I think most US citizens are quite familiar with the first three words of the US constitution’s preamble, “We the People…” But, I have blithely gone about my merry way without really spending a lot of time on the idea that we have delegated the sovereign power of the people to government bodies for specific purposes. We the people are the source of the power. The government works for us. The other side of that coin, however, means that we own the problems of this country.

I have found myself very jaded by the presidential campaign this year. The anger in the electorate is turned on a variety of culprits such as immigrants, bankers, the Chinese and Mexican people, the one percent on and on. But, the real culprits are “We the People.” We have been asleep at the wheel. We complain about the dishonesty and ineffectiveness of politicians. But, the fact is they work for us. If I am a proprietor of a business and I have an employee who is failing miserably the appropriate thing to do for my business is to address the deficiency through actionable feedback. But, if the failure persists we must let the employee go. I think most of us neither give the feedback nor do our duty to dismiss ineffective elected representatives. I saw one estimate that suggested that 96% of incumbents are reelected to congress despite record low approval ratings (barely double digits). Let’s get real here, “We the People,” the owners of this great enterprise, the United States of America, are failing.

I love the painting above from Norman Rockwell, entitled “Freedom of Speech.” I see a common man standing up to make his views heard in a public forum. Clearly this man took his role as a citizen serious enough to attend this meeting, but what’s more he stood to voice his opinion.

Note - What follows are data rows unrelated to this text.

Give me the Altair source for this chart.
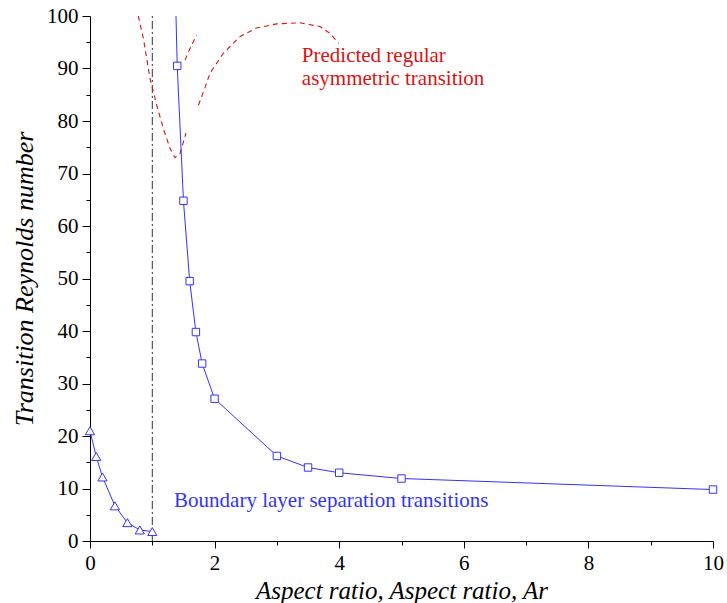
import altair as alt
import pandas as pd

# ---- data ----
tri_x = [0.0, 0.1, 0.2, 0.4, 0.6, 0.8, 1.0]
tri_y = [21.0, 16.1, 12.2, 6.7, 3.5, 2.1, 1.8]

sq_x = [1.4, 1.5, 1.6, 1.7, 1.8, 2.0, 3.0, 3.5, 4.0, 5.0, 10.0]
sq_y = [90.5, 64.8, 49.5, 39.8, 33.8, 27.1, 16.2, 14.0, 13.0, 11.9, 9.8]
# blue line continues above the first square to the top of the frame
sq_line_x = [1.38] + sq_x
sq_line_y = [100.0] + sq_y

# predicted regular asymmetric transition (red dashed pieces)
pred1_x = [0.775, 0.856, 0.963, 1.071, 1.177, 1.284, 1.364, 1.444, 1.541]
pred1_y = [100.0, 95.8, 88.1, 83.0, 78.6, 74.8, 73.0, 73.8, 77.7]
pred2_x = [1.525, 1.62, 1.713]
pred2_y = [91.6, 94.2, 96.4]
pred3_x = [1.74, 1.85, 1.926, 2.14, 2.41, 2.67, 2.997, 3.37, 3.69, 3.85, 3.99]
pred3_y = [83.0, 86.5, 89.1, 92.9, 96.1, 97.7, 98.5, 98.7, 98.0, 96.7, 94.8]

ar_line_x = [1.0, 1.0]
ar_line_y = [0.0, 100.0]

x_ticks = list(range(0, 11))
y_ticks = list(range(0, 101, 5))

BLUE = "#3333ff"
RED = "#dd1111"
FONT = "Liberation Serif"

tri_df = pd.DataFrame({"x": tri_x, "y": tri_y})
sq_df = pd.DataFrame({"x": sq_x, "y": sq_y})
sq_line_df = pd.DataFrame({"x": sq_line_x, "y": sq_line_y, "o": range(len(sq_line_x))})
pred_df = pd.concat([
    pd.DataFrame({"x": pred1_x, "y": pred1_y, "seg": "a", "o": range(len(pred1_x))}),
    pd.DataFrame({"x": pred2_x, "y": pred2_y, "seg": "b", "o": range(len(pred2_x))}),
    pd.DataFrame({"x": pred3_x, "y": pred3_y, "seg": "c", "o": range(len(pred3_x))}),
])
ar_df = pd.DataFrame({"x": ar_line_x, "y": ar_line_y})
text_df = pd.DataFrame({
    "x": [3.40, 1.35],
    "y": [91.2, 6.5],
    "t": ["Predicted regular\nasymmetric transition", "Boundary layer separation transitions"],
    "c": [RED, BLUE],
})

xscale = alt.Scale(domain=[0, 10], nice=False, zero=False)
yscale = alt.Scale(domain=[0, 100], nice=False, zero=False)

xaxis = alt.Axis(
    values=x_ticks,
    labelExpr="datum.value % 2 == 0 ? datum.label : ''",
    tickSize={"condition": {"test": "datum.value % 2 != 0", "value": 4}, "value": 7},
    labelFlush=False,
    labelOverlap=False,
    title="Aspect ratio, Aspect ratio, Ar",
)
yaxis = alt.Axis(
    values=y_ticks,
    labelExpr="datum.value % 10 == 0 ? datum.label : ''",
    tickSize={"condition": {"test": "datum.value % 10 != 0", "value": 4}, "value": 8},
    labelOverlap=False,
    title="Transition Reynolds number",
)

X = alt.X("x:Q", scale=xscale, axis=xaxis)
Y = alt.Y("y:Q", scale=yscale, axis=yaxis)

ar_rule = alt.Chart(ar_df).mark_line(
    color="#333333", strokeWidth=1, strokeDash=[8, 3, 2, 3]
).encode(x=X, y=Y)

pred = alt.Chart(pred_df).mark_line(
    color=RED, strokeWidth=1.1, strokeDash=[5, 4], clip=True
).encode(x=X, y=Y, detail="seg:N", order="o:Q")

tri_line = alt.Chart(tri_df).mark_line(color=BLUE, strokeWidth=1).encode(x=X, y=Y)
tri_pts = alt.Chart(tri_df).mark_point(
    shape="triangle-up", filled=True, fill="white", stroke=BLUE, strokeWidth=1,
    size=85, opacity=1
).encode(x=X, y=Y)

sq_line = alt.Chart(sq_line_df).mark_line(color=BLUE, strokeWidth=1, clip=True).encode(
    x=X, y=Y, order="o:Q"
)
sq_pts = alt.Chart(sq_df).mark_point(
    shape="square", filled=True, fill="white", stroke=BLUE, strokeWidth=1,
    size=55, opacity=1
).encode(x=X, y=Y)

texts = alt.Chart(text_df).mark_text(
    align="left", baseline="alphabetic", font=FONT, fontSize=21,
    lineBreak="\n", lineHeight=23
).encode(x=X, y=Y, text="t:N", color=alt.Color("c:N", scale=None))

chart = alt.layer(
    ar_rule, pred, tri_line, sq_line, tri_pts, sq_pts, texts
).properties(
    width=623, height=525,
    autosize=alt.AutoSizeParams(type="none"),
    padding={"left": 90, "top": 16, "right": 14, "bottom": 62},
).configure_view(
    stroke=None
).configure_axis(
    grid=False,
    domainColor="black",
    domainWidth=1,
    tickColor="black",
    tickWidth=1,
    labelFont=FONT,
    labelFontSize=21,
    labelColor="black",
    labelPadding=4,
    titleFont=FONT,
    titleFontStyle="italic",
    titleFontWeight="normal",
    titleColor="black",
).configure_axisX(
    titlePadding=5,
    titleFontSize=25,
).configure_axisY(
    titlePadding=9,
    titleFontSize=26,
)

chart.save("out.html", embed_options={"renderer": "svg", "actions": False})
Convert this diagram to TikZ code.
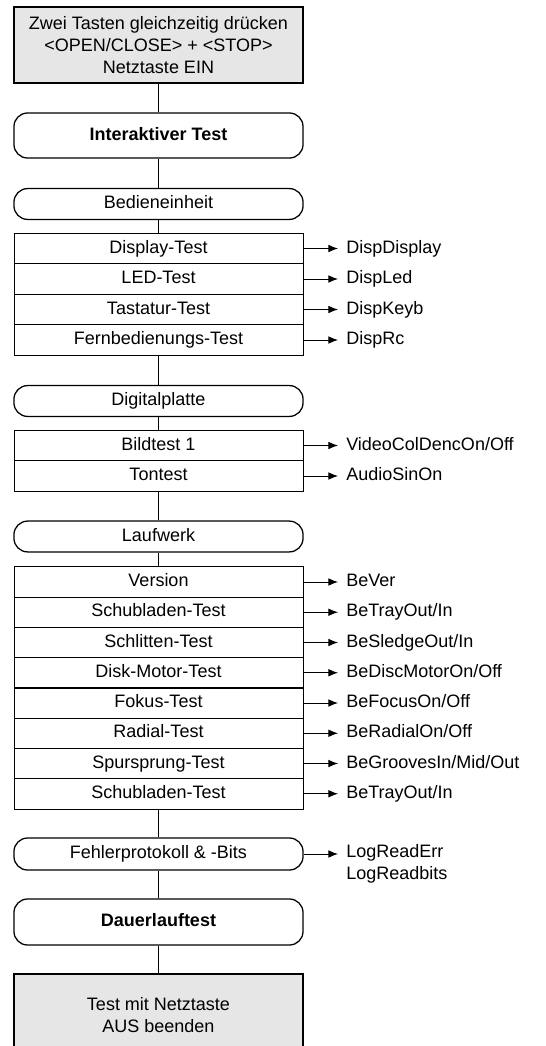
\documentclass[tikz,border=0pt]{standalone}
\usepackage{fontspec}
\setmainfont{Liberation Sans}
\usepackage{xcolor}
\usetikzlibrary{arrows.meta,positioning}
\definecolor{boxgray}{RGB}{230,230,230}

\begin{document}
\begin{tikzpicture}[x=0.025cm, y=-0.025cm,
  every node/.style={font=\fontsize{12.8}{15.6}\selectfont, text height=1.55ex, text depth=.3ex},
  startbox/.style={draw, line width=1.1pt, fill=boxgray, minimum width=7.225cm, align=center},
  phase/.style={draw, line width=0.9pt, rounded corners=0.34cm, minimum width=7.225cm, minimum height=1.125cm, font=\fontsize{12.8}{15.6}\selectfont\bfseries},
  section/.style={draw, line width=0.9pt, rounded corners=0.34cm, minimum width=7.225cm, minimum height=0.77cm},
  testrow/.style={draw, line width=0.6pt, minimum width=7.225cm, minimum height=0.76cm},
  result/.style={anchor=west, inner xsep=0.2cm},
  call/.style={line width=0.6pt, -{Latex[length=2.4mm, width=1.9mm]}},
  link/.style={line width=0.6pt}
]
  \useasboundingbox (0,0) rectangle (546,1046);

  % start and first phase
  \node[startbox, minimum height=1.9cm, text height=, text depth=] (start) at (158.5,45)
    {Zwei Tasten gleichzeitig drücken\\<OPEN/CLOSE> + <STOP>\\Netztaste EIN};
  \node[phase] (inter) at (158.5,135.5) {Interaktiver Test};
  \draw[link] (start) -- (inter);

  % Bedieneinheit
  \node[section] (bedien) at (158.5,204) {Bedieneinheit};
  \draw[link] (inter) -- (bedien);
  \foreach \name/\txt/\res [count=\i from 0] in {disp/Display-Test/DispDisplay, led/LED-Test/DispLed,
      keyb/Tastatur-Test/DispKeyb, rc/Fernbedienungs-Test/DispRc} {
    \node[testrow] (\name) at (158.5,248.5+30.5*\i) {\txt};
    \node[result] (\name-res) at (338,248.5+30.5*\i) {\res};
    \draw[call] (\name) -- (\name-res);
  }
  \draw[link] (bedien) -- (disp);

  % Digitalplatte
  \node[section] (digital) at (158.5,401) {Digitalplatte};
  \draw[link] (rc) -- (digital);
  \foreach \name/\txt/\res [count=\i from 0] in {bild/Bildtest 1/{VideoColDencOn/Off}, ton/Tontest/AudioSinOn} {
    \node[testrow] (\name) at (158.5,445.5+30.5*\i) {\txt};
    \node[result] (\name-res) at (338,445.5+30.5*\i) {\res};
    \draw[call] (\name) -- (\name-res);
  }
  \draw[link] (digital) -- (bild);

  % Laufwerk
  \node[section] (lauf) at (158.5,536.5) {Laufwerk};
  \draw[link] (ton) -- (lauf);
  \foreach \name/\txt/\res [count=\i from 0] in {ver/Version/BeVer, trayA/Schubladen-Test/{BeTrayOut/In},
      sledge/Schlitten-Test/{BeSledgeOut/In}, motor/Disk-Motor-Test/{BeDiscMotorOn/Off},
      focus/Fokus-Test/{BeFocusOn/Off}, radial/Radial-Test/{BeRadialOn/Off},
      groove/Spursprung-Test/{BeGroovesIn/Mid/Out}, trayB/Schubladen-Test/{BeTrayOut/In}} {
    \node[testrow] (\name) at (158.5,582+30.25*\i) {\txt};
    \node[result] (\name-res) at (338,582+30.25*\i) {\res};
    \draw[call] (\name) -- (\name-res);
  }
  \draw[link] (lauf) -- (ver);

  % Fehlerprotokoll
  \node[section, minimum height=0.8cm] (fehler) at (158.5,854) {Fehlerprotokoll \& -Bits};
  \draw[link] (trayB) -- (fehler);
  \node[result, anchor=north west, align=left, text height=, text depth=, inner ysep=0pt] (logs) at (338,844)
    {LogReadErr\\LogReadbits};
  \draw[call] (fehler) -- (fehler -| logs.west);

  % end
  \node[phase, minimum height=1.15cm] (dauer) at (158.5,922) {Dauerlauftest};
  \draw[link] (fehler) -- (dauer);
  \node[startbox, minimum height=2.05cm, text height=, text depth=] (ende) at (158.5,1015)
    {Test mit Netztaste\\AUS beenden};
  \draw[link] (dauer) -- (ende);
\end{tikzpicture}
\end{document}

Perhaps I romanticize this too much, but I picture a time when we as citizens took our role to manage the government more seriously. I would love to see us all take our role as “We the People” more seriously from now on. This painting makes me think about what I should do now recognizing I have been complicit in the terrible political environment we now have.

The first thing that comes to mind for my next actions is to start local. This decreases the difficulty of my initial foray a bit. I also suspect that there are only a handful of people who actually participate at the local level, which could mean that an outspoken few have a disproportionate voice on matters taken up by local councils. So, I will commit to attend at least one city council meeting before the year is up.

The second thing that comes to mind is that I do not know the voting record of my state legislators and my national representatives in congress. What manager does not review (ever) their direct reports’ work? Answer: a bad one. Again, if 96% of our representatives get reelected, but we generally feel that things are off track, then we have to look in the mirror on this one. The CEO of my organization often says, “we run this place.” That is, we can’t point the finger at “them” and say “they” are to blame. We are all to blame. We run this place. My second commitment is to do a quick initial review of my representatives’ voting records and to get familiar with the bills that have gone before congress recently to see how I feel about their performance. I found this site to help me look at their records.

To close, I have argued that every woman and man of voting age owns a share of the problems we see in our country. Perhaps you agree, perhaps not. But, if this resonates with you, I invite you to think about your first steps towards greater political activity to right the direction of this great enterprise, the United States of America. Simple actions compounded by millions of people could have profound impacts. I still believe, but turning things around depends on us and the degree of ownership we exercise as “We the People.”